Orthorexia is a term used to describe an unhealthy preoccupation with healthy eating. You know the type: these people usually have a long list of foods they can’t eat, they read labels meticulously, and can immediately spot a “bad” food or ingredient. And they frequently judge or criticize the food choices of others.
While orthorexia isn’t yet recognized as a clinical eating disorder, it is felt by some therapists to be an area of increasing concern. In 1997, Steven Bratman introduced the concept to describe individuals who were obsessed with eating to perfection. The word ortho, derived from the Greek language, means “right” or “correct.”
The following behaviors are examples of possible signs of orthorexia:
- Increasing reliance on supplements to achieve optimal nutrition.

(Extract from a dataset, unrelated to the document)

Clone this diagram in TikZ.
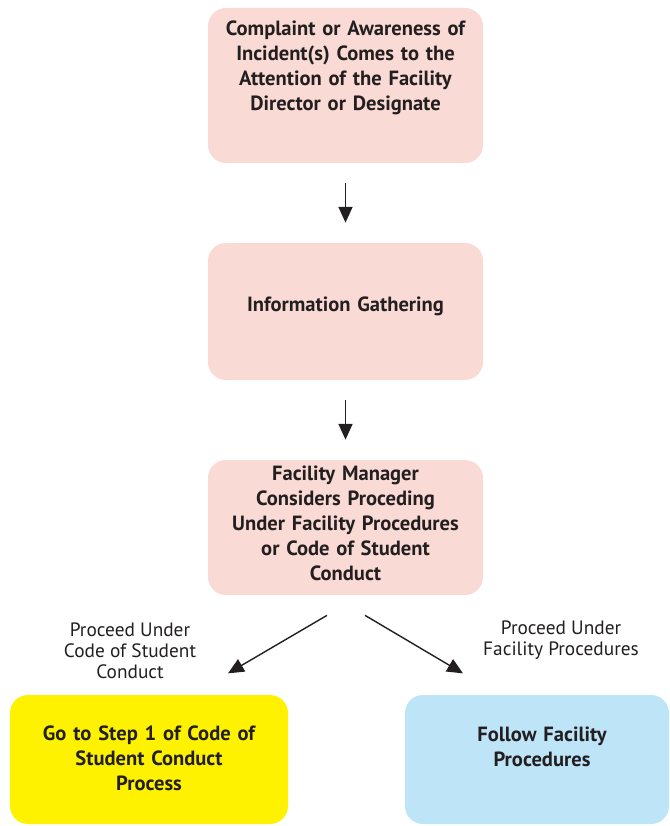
\documentclass[tikz,border=0pt]{standalone}
\usepackage{fontspec}
\setmainfont{PT Sans}
\usepackage{tikz}
\usetikzlibrary{calc,arrows.meta}
\definecolor{rose}{RGB}{250,218,212}
\definecolor{jaune}{RGB}{255,242,0}
\definecolor{bleu}{RGB}{190,228,248}
\definecolor{encre}{RGB}{35,31,32}
\tikzstyle{etape} = [rectangle, rounded corners=0.36cm, draw=none, minimum width=5.5cm, inner sep=0pt]
\tikzstyle{texte} = [text width=5.4cm, align=center, font=\bfseries\fontsize{11.7}{14.2}\selectfont, text=encre]
\tikzstyle{choix} = [align=center, font=\fontsize{11}{12}\selectfont, text=encre]
\tikzstyle{fleche} = [-{Triangle[width=8pt,length=9pt]}, thick, draw=encre]

\begin{document}
\begin{tikzpicture}

        \useasboundingbox (0,0) rectangle (13.38,-16.52);
        \clip (0,0) rectangle (13.38,-16.52);

        \node (E1) [etape, fill=rose, minimum height=3.1cm] at (6.91,-1.71) {};
        \node (t1) [texte] at (6.91,-1.36) {Complaint or Awareness of\\ Incident(s) Comes to the\\ Attention of the Facility\\ Director or Designate};

        \node (E2) [etape, fill=rose, minimum height=2.74cm] at (6.91,-6.23) {};
        \node (t2) [texte] at (6.91,-6.12) {Information Gathering};

        \node (E3) [etape, fill=rose, minimum height=2.7cm] at (6.91,-10.55) {};
        \node (t3) [texte] at (6.91,-10.46) {Facility Manager\\ Considers Proceding\\ Under Facility Procedures\\ or Code of Student\\ Conduct};

        \node (E4) [etape, fill=jaune, minimum width=5.56cm, minimum height=2.58cm] at (2.98,-15.19) {};
        \node (t4) [texte] at (2.98,-15.16) {Go to Step 1 of Code of\\ Student Conduct\\ Process};

        \node (E5) [etape, fill=bleu, minimum width=5.28cm, minimum height=2.58cm] at (10.74,-15.19) {};
        \node (t5) [texte] at (10.84,-14.94) {Follow Facility\\ Procedures};

        \draw[fleche, shorten <=0.4cm, shorten >=0.4cm] (E1) -- (E2);
        \draw[fleche, shorten <=0.4cm, shorten >=0.4cm] (E2) -- (E3);

        \draw[fleche] ($(E3.south) + (-0.37,-0.4)$) -- ($(E3.south) + (-2.35,-1.56)$);
        \draw[fleche] ($(E3.south) + (0.39,-0.4)$) -- ($(E3.south) + (2.35,-1.56)$);

        \node (c1) [choix] at (2.6,-13.02) {Proceed Under\\ Code of Student\\ Conduct};
        \node (c2) [choix] at (11.22,-12.8) {Proceed Under\\ Facility Procedures};

    \end{tikzpicture}
\end{document}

- Avoiding a large number of foods without input from a health professional.
- Feeling guilty or anxious when deviating from safe foods.
- Judging others for not adhering to a similar eating style.
- Avoiding food prepared by others and avoiding going out to eat.
But aside from being impossible to achieve, having an objective to eat “perfectly” can also lead to malnutrition, not to mention disordered eating. Any time you eliminate a large number of foods or food groups, you may also be excluding vital nutrients. This kind of meticulous eating also requires a great deal of time and energy, which can add a great deal of stress.
Despite our endless pursuits of perfection in many areas of life, we must remember that orthorexia is an only an illusion. Healthy eating requires a balanced approach, and the 8 Dimensions of Self-Care offer a practical framework for designing a healthier lifestyle.